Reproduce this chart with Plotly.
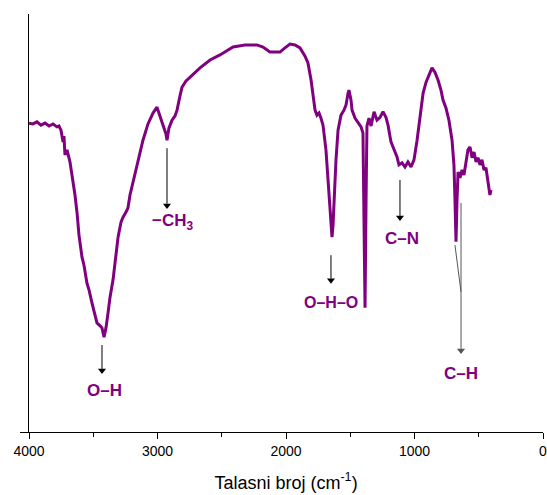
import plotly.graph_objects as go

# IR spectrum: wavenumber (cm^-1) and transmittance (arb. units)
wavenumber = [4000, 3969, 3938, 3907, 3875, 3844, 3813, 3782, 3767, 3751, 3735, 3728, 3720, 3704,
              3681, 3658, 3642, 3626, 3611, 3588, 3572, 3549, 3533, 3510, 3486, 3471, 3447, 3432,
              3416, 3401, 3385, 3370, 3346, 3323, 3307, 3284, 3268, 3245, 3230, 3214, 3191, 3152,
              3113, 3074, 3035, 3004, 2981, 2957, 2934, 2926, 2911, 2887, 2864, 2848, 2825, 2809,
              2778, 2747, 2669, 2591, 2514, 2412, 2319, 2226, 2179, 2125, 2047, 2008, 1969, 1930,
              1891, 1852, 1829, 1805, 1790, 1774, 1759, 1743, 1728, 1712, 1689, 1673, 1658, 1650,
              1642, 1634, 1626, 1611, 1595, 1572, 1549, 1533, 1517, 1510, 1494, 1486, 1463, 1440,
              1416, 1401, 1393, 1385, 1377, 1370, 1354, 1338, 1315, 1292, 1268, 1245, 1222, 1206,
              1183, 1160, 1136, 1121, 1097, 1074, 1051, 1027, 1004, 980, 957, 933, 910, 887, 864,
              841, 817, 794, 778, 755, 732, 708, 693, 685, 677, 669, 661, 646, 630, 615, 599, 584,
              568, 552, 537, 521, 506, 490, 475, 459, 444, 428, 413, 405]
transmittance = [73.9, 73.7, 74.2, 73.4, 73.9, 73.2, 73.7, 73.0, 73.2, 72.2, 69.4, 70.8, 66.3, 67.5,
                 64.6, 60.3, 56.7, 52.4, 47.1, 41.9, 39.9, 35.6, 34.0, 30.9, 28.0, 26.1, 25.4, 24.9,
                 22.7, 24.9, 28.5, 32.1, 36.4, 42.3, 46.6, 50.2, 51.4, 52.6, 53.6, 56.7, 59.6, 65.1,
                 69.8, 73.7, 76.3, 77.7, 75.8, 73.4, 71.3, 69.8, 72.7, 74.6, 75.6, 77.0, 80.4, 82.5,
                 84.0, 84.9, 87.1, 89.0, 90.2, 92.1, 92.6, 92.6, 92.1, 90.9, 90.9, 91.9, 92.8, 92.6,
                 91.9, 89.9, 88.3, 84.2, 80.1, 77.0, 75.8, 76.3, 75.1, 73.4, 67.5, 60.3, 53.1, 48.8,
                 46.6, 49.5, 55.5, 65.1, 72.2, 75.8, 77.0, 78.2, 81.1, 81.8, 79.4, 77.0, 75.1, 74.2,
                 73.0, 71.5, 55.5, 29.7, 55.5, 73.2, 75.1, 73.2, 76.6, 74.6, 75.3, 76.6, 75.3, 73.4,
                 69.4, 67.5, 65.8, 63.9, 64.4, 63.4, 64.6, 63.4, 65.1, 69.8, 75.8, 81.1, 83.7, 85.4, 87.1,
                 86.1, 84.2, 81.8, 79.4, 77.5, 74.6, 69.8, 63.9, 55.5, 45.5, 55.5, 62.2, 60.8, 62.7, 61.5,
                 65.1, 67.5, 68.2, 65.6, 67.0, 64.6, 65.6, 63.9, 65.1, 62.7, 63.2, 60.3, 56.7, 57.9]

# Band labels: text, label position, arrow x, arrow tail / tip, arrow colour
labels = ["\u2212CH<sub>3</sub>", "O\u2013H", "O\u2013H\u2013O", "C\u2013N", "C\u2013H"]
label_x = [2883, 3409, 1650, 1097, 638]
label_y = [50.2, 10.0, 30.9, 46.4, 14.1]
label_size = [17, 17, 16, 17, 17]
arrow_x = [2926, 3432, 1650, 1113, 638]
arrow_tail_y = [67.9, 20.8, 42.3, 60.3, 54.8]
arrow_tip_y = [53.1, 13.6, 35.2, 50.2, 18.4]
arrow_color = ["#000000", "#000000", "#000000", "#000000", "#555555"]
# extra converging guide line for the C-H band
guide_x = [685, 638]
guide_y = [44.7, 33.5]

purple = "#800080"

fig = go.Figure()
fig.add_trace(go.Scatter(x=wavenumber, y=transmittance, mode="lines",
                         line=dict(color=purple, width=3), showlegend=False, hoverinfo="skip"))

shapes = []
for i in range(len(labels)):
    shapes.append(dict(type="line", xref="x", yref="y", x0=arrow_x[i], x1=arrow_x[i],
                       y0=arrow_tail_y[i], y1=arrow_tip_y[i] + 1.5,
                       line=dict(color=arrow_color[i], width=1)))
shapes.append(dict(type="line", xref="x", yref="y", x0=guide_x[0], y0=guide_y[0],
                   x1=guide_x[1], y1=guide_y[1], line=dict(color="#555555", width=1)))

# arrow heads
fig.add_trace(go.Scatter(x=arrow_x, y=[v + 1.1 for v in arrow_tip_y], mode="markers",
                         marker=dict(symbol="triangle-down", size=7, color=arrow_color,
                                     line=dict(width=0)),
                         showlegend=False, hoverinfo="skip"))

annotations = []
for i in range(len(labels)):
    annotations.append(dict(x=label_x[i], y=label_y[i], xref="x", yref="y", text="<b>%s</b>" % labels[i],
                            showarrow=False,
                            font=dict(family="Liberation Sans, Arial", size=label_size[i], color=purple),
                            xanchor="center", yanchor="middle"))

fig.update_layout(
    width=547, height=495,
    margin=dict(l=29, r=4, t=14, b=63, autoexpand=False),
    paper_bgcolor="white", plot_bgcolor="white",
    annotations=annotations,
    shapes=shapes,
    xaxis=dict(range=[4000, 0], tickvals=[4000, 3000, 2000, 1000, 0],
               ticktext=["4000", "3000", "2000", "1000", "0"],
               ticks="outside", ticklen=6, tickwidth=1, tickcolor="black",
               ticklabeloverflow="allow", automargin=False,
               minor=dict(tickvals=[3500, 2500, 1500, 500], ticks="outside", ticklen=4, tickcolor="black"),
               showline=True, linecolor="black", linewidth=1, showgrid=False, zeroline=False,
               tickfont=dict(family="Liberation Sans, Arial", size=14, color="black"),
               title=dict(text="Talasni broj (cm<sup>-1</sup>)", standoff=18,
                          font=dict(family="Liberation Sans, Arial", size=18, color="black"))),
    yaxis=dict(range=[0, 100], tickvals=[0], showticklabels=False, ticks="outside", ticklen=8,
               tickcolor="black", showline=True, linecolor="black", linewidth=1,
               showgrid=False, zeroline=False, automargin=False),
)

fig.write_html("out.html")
· · · ·
▶ [REQUIRED WORK]: Leave the pictures out and reproduce exactly the lines from the top of the listing above through the line with "import plotly.graph_objects as go".

▶ [SOLUTION TO THE EXERCISE]:
Reproduce this chart with Plotly.
import plotly.graph_objects as go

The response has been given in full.